Posted on May 29, 2012 at 7:42 PM

Goblin Corps was a book I enjoyed quite a bit. If you're into fantasy I'd definitely recommend it, it's one of the better fantasy books I've read. It follow the tale of a squad of "goblins" as they carry out various missions for a lich looking to take control of the world. It has a very dark humor, and points out a lot of genre tropes. The characters are interesting, and the plot is pretty engaging.

If you like tabletop RPGs I heavily suggest reading Goblin Corps.

Posted on June 6, 2012 at 1:39 PM

Terry Pratchett just released a new book he co-wrote with Stephen Baxter called "The Long Earth." It's apparently the start of a new series, but I just wonder if anyone has read any other Stephen Baxter books. Is he any good?

Posted on June 7, 2012 at 6:44 PM

Currently, I'm reading Brandon Sanderson's The Way of Kings. He's the new author of the Wheel of Time series (to finish the series after Robert Jordan's death). I thought his works with WoT was very well done so I'm also reading his books. It is interesting so far. Very high fantasy stuff.

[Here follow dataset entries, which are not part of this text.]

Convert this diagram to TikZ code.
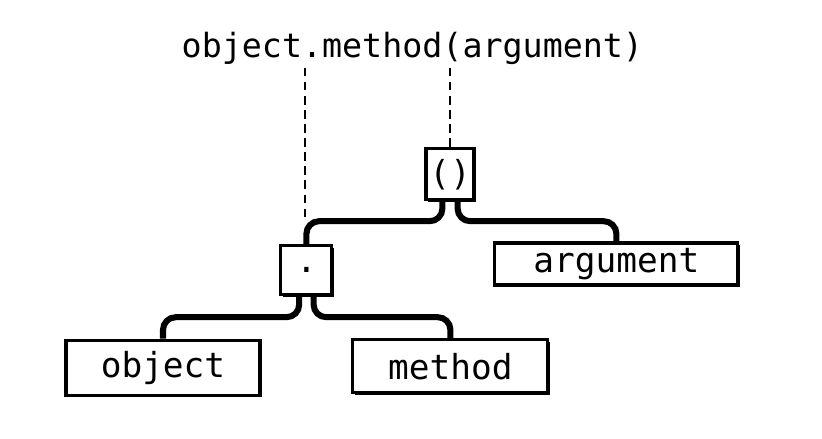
\documentclass[tikz,border=0pt]{standalone}
\usepackage{fontspec}
\newfontfamily\handfont{DejaVu Sans Mono}
\usetikzlibrary{shadows}

\begin{document}
\begin{tikzpicture}[
    box/.style={draw, line width=2.2pt, fill=white, inner sep=0pt,
      font=\handfont\fontsize{24.5}{29}\selectfont,
      drop shadow={shadow xshift=0.05cm, shadow yshift=-0.05cm, opacity=1, fill=black}},
    link/.style={line width=4.3pt, rounded corners=9pt},
    guide/.style={line width=1.3pt, dash pattern=on 6pt off 4pt}]
        \useasboundingbox (0,0) rectangle (20.55,-10.975);

        % the expression
        \node[inner sep=0pt, font=\handfont\fontsize{23.7}{28}\selectfont] (code) at (10.31,-1.2) {object.method(argument)};

        % tree nodes
        \node[box, minimum width=1.2cm, minimum height=1.275cm] (call) at (11.25,-4.36) {()};
        \node[box, minimum width=1.275cm, minimum height=1.225cm] (dot) at (7.66,-6.76) {.};
        \node[box, minimum width=6.075cm, minimum height=1.05cm] (arg) at (15.41,-6.6) {argument};
        \node[box, minimum width=4.85cm, minimum height=1.375cm] (obj) at (4.075,-9.19) {object};
        \node[box, minimum width=4.875cm, minimum height=1.325cm] (meth) at (11.26,-9.16) {method};

        % dashed guides
        \coordinate (dotguide) at (7.62,-5.55);
        \draw[guide] (dotguide |- 0,-1.7) -- (dotguide);
        \draw[guide] (call.north |- 0,-1.7) -- (call.north);

        % branches
        \draw[link] ([xshift=-0.19cm]call.south) |- (dot.north |- 0,-5.53) -- (dot.north);
        \draw[link] ([xshift=0.19cm]call.south) |- (arg.north |- 0,-5.53) -- (arg.north);
        \draw[link] ([xshift=-0.18cm]dot.south) |- (obj.north |- 0,-7.93) -- (obj.north);
        \draw[link] ([xshift=0.18cm]dot.south) |- (meth.north |- 0,-7.93) -- (meth.north);

    \end{tikzpicture}
\end{document}
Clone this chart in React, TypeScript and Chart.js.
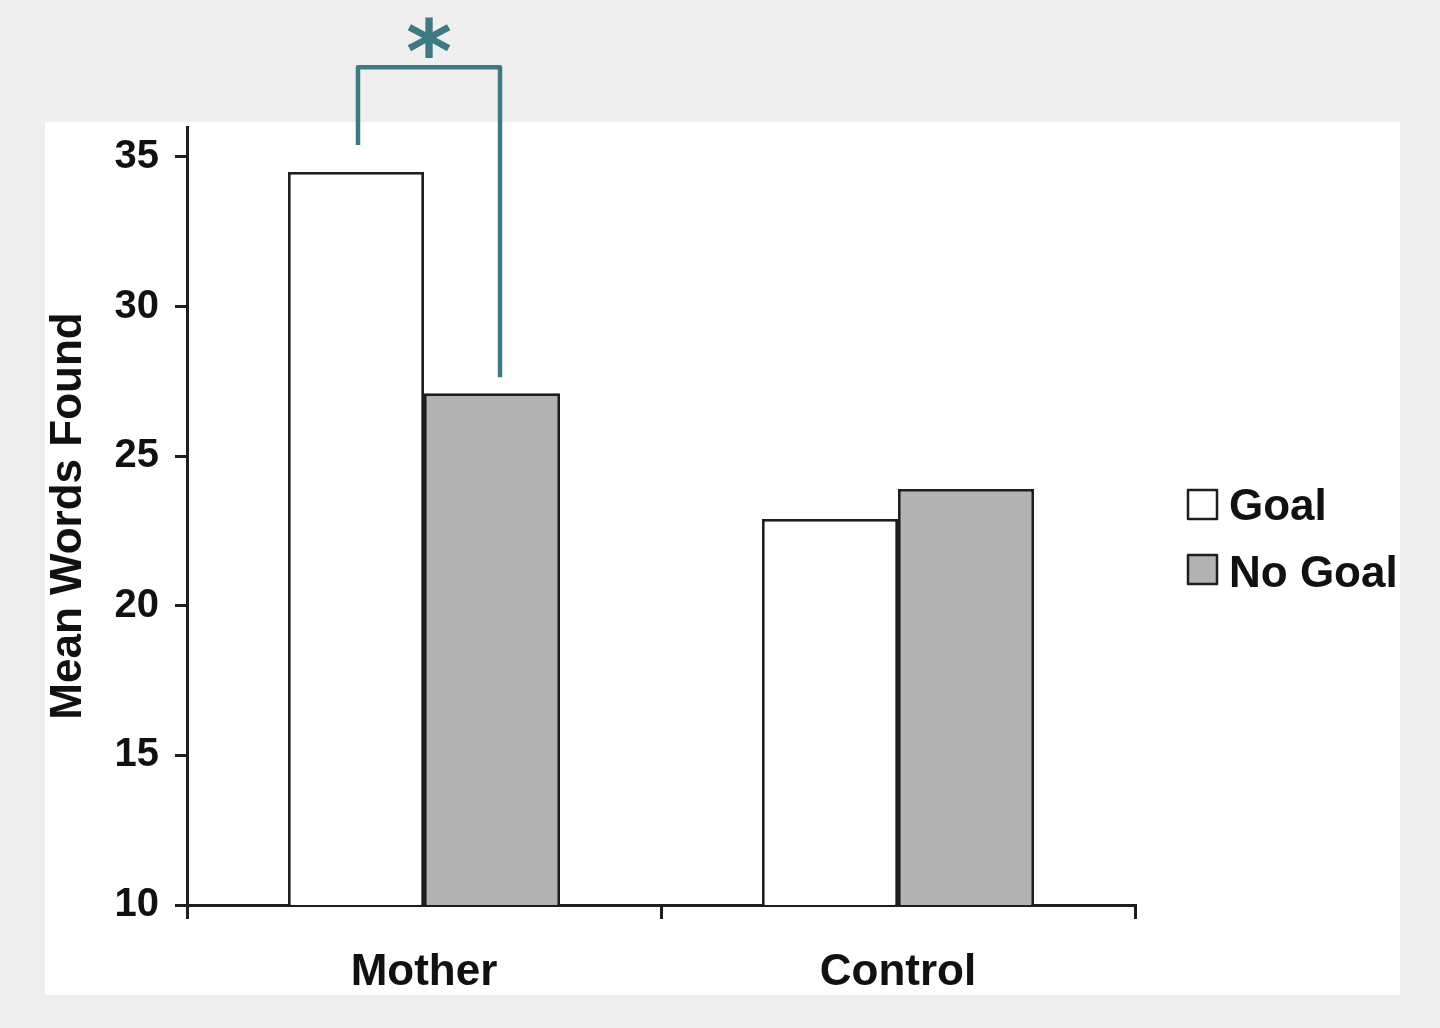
import React, { useEffect, useRef } from "react";
import { Chart, registerables } from "chart.js";

Chart.register(...registerables);

// ---- data ----
const categories = ["Mother", "Control"];
const seriesLabels = ["Goal", "No Goal"];
const goalValues = [34.5, 22.9];
const noGoalValues = [27.1, 23.9];
const yTickValues = [10, 15, 20, 25, 30, 35];
const yMin = 10;
const yMax = 36;
const bracketTopValue = 38;
const significanceMark = "*";

const FONT = '"Liberation Sans", Arial, Helvetica, sans-serif';
const INK = "#1e1e1e";
const TEAL = "#3d7a82";

const decorPlugin = {
  id: "decor",
  beforeDraw(chart: any) {
    const { ctx, width, height } = chart;
    ctx.save();
    ctx.fillStyle = "#efefef";
    ctx.fillRect(0, 0, width, height);
    ctx.fillStyle = "#ffffff";
    ctx.fillRect(45, 122, 1355, 873);
    ctx.restore();
  },
  afterDraw(chart: any) {
    const { ctx } = chart;
    const y = chart.scales.y;
    const a = chart.getDatasetMeta(0).data[0];
    const b = chart.getDatasetMeta(1).data[0];
    const x1 = a.x + 2;
    const x2 = b.x + 8;
    const yTop = y.getPixelForValue(bracketTopValue);
    ctx.save();
    ctx.strokeStyle = TEAL;
    ctx.lineWidth = 4.5;
    ctx.lineJoin = "round";
    ctx.lineCap = "butt";
    ctx.beginPath();
    ctx.moveTo(x1, a.y - 27);
    ctx.lineTo(x1, yTop);
    ctx.lineTo(x2, yTop);
    ctx.lineTo(x2, b.y - 16);
    ctx.stroke();
    ctx.fillStyle = TEAL;
    ctx.font = `bold 88px "DejaVu Sans", ${FONT}`;
    ctx.textAlign = "center";
    ctx.textBaseline = "alphabetic";
    ctx.fillText(significanceMark, (x1 + x2) / 2, yTop + 15);

    // legend
    const ds = chart.data.datasets;
    const boxX = 1188;
    const boxYs = [490, 555];
    const baseYs = [520, 587];
    ctx.font = `bold 44px ${FONT}`;
    ctx.textAlign = "left";
    ds.forEach((d: any, i: number) => {
      ctx.fillStyle = d.backgroundColor;
      ctx.fillRect(boxX, boxYs[i], 29, 29);
      ctx.strokeStyle = INK;
      ctx.lineWidth = 2.5;
      ctx.strokeRect(boxX, boxYs[i], 29, 29);
      ctx.fillStyle = "#111111";
      ctx.fillText(d.label, 1229, baseYs[i]);
    });
    ctx.restore();
  },
};

export default function App() {
  const ref = useRef<HTMLCanvasElement | null>(null);

  useEffect(() => {
    document.body.style.margin = "0";
    const canvas = ref.current;
    if (!canvas) return;
    const chart = new Chart(canvas, {
      type: "bar",
      data: {
        labels: categories,
        datasets: [
          {
            label: seriesLabels[0],
            data: goalValues,
            backgroundColor: "#ffffff",
            borderColor: INK,
            borderWidth: 2.8,
          },
          {
            label: seriesLabels[1],
            data: noGoalValues,
            backgroundColor: "#b3b3b3",
            borderColor: INK,
            borderWidth: 2.8,
          },
        ],
      },
      options: {
        animation: false,
        responsive: false,
        devicePixelRatio: 1,
        layout: { padding: { left: 45, top: 127, right: 305, bottom: 0 } },
        datasets: {
          bar: { categoryPercentage: 0.574, barPercentage: 1.0 },
        },
        plugins: {
          legend: { display: false },
          tooltip: { enabled: false },
        },
        scales: {
          x: {
            grid: {
              display: true,
              drawOnChartArea: false,
              drawTicks: true,
              tickLength: 14,
              color: INK,
              lineWidth: 3,
              offset: true,
            },
            border: { display: true, color: INK, width: 3 },
            ticks: {
              color: "#111111",
              font: { family: FONT, size: 44, weight: "bold" },
              padding: 27,
            },
            afterFit(scale: any) {
              scale.height = 123;
            },
          },
          y: {
            min: yMin,
            max: yMax,
            afterBuildTicks(scale: any) {
              scale.ticks = yTickValues.map((v) => ({ value: v }));
            },
            grid: {
              display: true,
              drawOnChartArea: false,
              drawTicks: true,
              tickLength: 12,
              color: INK,
              lineWidth: 3,
            },
            border: { display: true, color: INK, width: 3 },
            ticks: {
              color: "#111111",
              font: { family: FONT, size: 40, weight: "bold" },
              padding: 16,
            },
            title: {
              display: true,
              text: "Mean Words Found",
              color: "#111111",
              font: { family: FONT, size: 44, weight: "bold", lineHeight: 1 },
              padding: { top: 2, bottom: 0 },
            },
            afterFit(scale: any) {
              scale.width = 142;
            },
          },
        },
      },
      plugins: [decorPlugin],
    });
    return () => chart.destroy();
  }, []);

  return (
    <div style={{ width: 1440, height: 1028 }}>
      <canvas ref={ref} width={1440} height={1028} style={{ display: "block" }} />
    </div>
  );
}
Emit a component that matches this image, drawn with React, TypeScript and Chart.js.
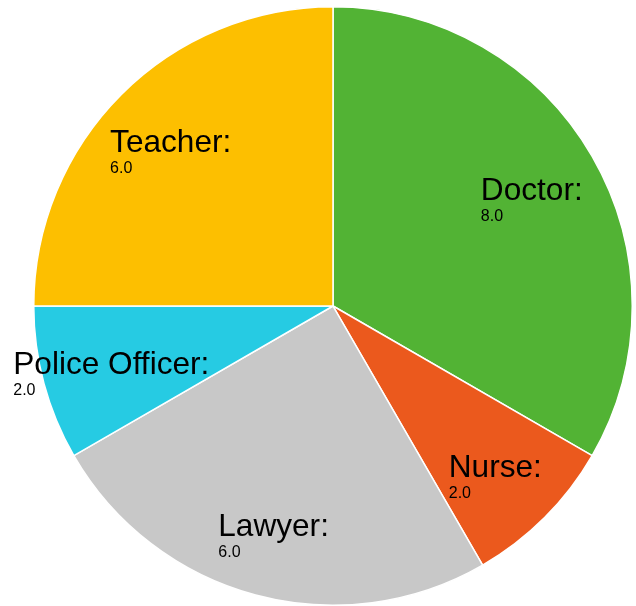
import React, { useEffect, useRef } from "react";
import { Chart, registerables } from "chart.js";

Chart.register(...registerables);

const categories = ["Doctor", "Nurse", "Lawyer", "Police Officer", "Teacher"];
const values = [8, 2, 6, 2, 6];
const colors = ["#52B334", "#EB591D", "#C8C8C8", "#26CBE3", "#FDBF00"];

const labelPlugin = {
  id: "sliceLabels",
  afterDatasetsDraw(chart: any) {
    const ctx = chart.ctx;
    const meta = chart.getDatasetMeta(0);
    const data = chart.data.datasets[0].data as number[];
    ctx.save();
    meta.data.forEach((arc: any, i: number) => {
      const p = arc.getProps(["x", "y", "startAngle", "endAngle", "outerRadius"], true);
      const mid = (p.startAngle + p.endAngle) / 2;
      const r = p.outerRadius * 0.767;
      const ax = p.x + Math.cos(mid) * r;
      const ay = p.y + Math.sin(mid) * r;
      const title = chart.data.labels[i] + ":";
      ctx.font = '31.6px "Liberation Sans", Arial, sans-serif';
      ctx.fillStyle = "#000";
      ctx.textBaseline = "alphabetic";
      ctx.textAlign = "left";
      const w = ctx.measureText(title).width;
      const left = ax - w / 2;
      ctx.fillText(title, left, ay + 8.5);
      ctx.font = '16px "Liberation Sans", Arial, sans-serif';
      ctx.fillText(Number(data[i]).toFixed(1), left, ay + 29.5);
    });
    ctx.restore();
  },
};

export default function App() {
  const ref = useRef<HTMLCanvasElement>(null);
  useEffect(() => {
    if (!ref.current) return;
    const chart = new Chart(ref.current, {
      type: "pie",
      data: {
        labels: categories,
        datasets: [
          {
            data: values,
            backgroundColor: colors,
            borderColor: "#ffffff",
            borderWidth: 1.5,
          },
        ],
      },
      options: {
        responsive: false,
        animation: false,
        layout: { padding: { left: 33, right: 3, top: 6, bottom: 0 } },
        plugins: {
          legend: { display: false },
          tooltip: { enabled: false },
        },
      },
      plugins: [labelPlugin],
    });
    return () => chart.destroy();
  }, []);
  return (
    <div style={{ position: "fixed", left: 0, top: 0, width: 636, height: 606, background: "#fff" }}>
      <canvas ref={ref} width={636} height={606} style={{ display: "block" }} />
    </div>
  );
}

Posted on June 10, 2012 at 11:19 PM

I've started to read some H.P. Lovecraft stories. Haven't come across any tentacles yet. Is that odd?

Posted on June 29, 2012 at 6:20 PM


My only experience with Lovecraft was a tabletop RPG where we dealt with a blob monster and an axe murdering boatman.

I'm reading American Gods right now, which is really great so far, and next up is Princess Bride. I think I can recommend both of those at this point, knowing 80% of American Gods is great, and that everyone loves the Princess Bride!

Posted on June 29, 2012 at 6:31 PM

Finished American Gods - it was good! Ultimately, I'm very satisfied with how it ended. Very tidy, no big loose ends, good! I am interested in what would happen to these characters in the future, though, so I'll likely read the sorta-sequel Anansi Boys.

Princess Bride was rather awesome, too. There's some moments, mostly those where the author narrated, that I was rather disinterested. At some point I actually thought the mythical land where the story is set was a real place, based on how the author addressed it. His intervention into the story under the guise of "abridgement" of an older, grand tale, was really clever, though. Ultimately it served the book quite well, and I really love those characters.

-Side note, the author of that, William Goldman, is also a screenwriter (he did the movie, too). His other really famous work was Butch Cassidy and the Sundance Kid, which is on Netflix. It's a fantastic movie. He does characters very well.

Then I read the first part and a half of Hitchhiker's Guide, which I'm still working through. I'm finding that I don't care as much as I'd like about the continued plot thread.

I'm thus using the various sections as buffer between heavier reads - Lord of the Rings.

If you haven't re-read the Hobbit lately, you'd likely be in for a treat.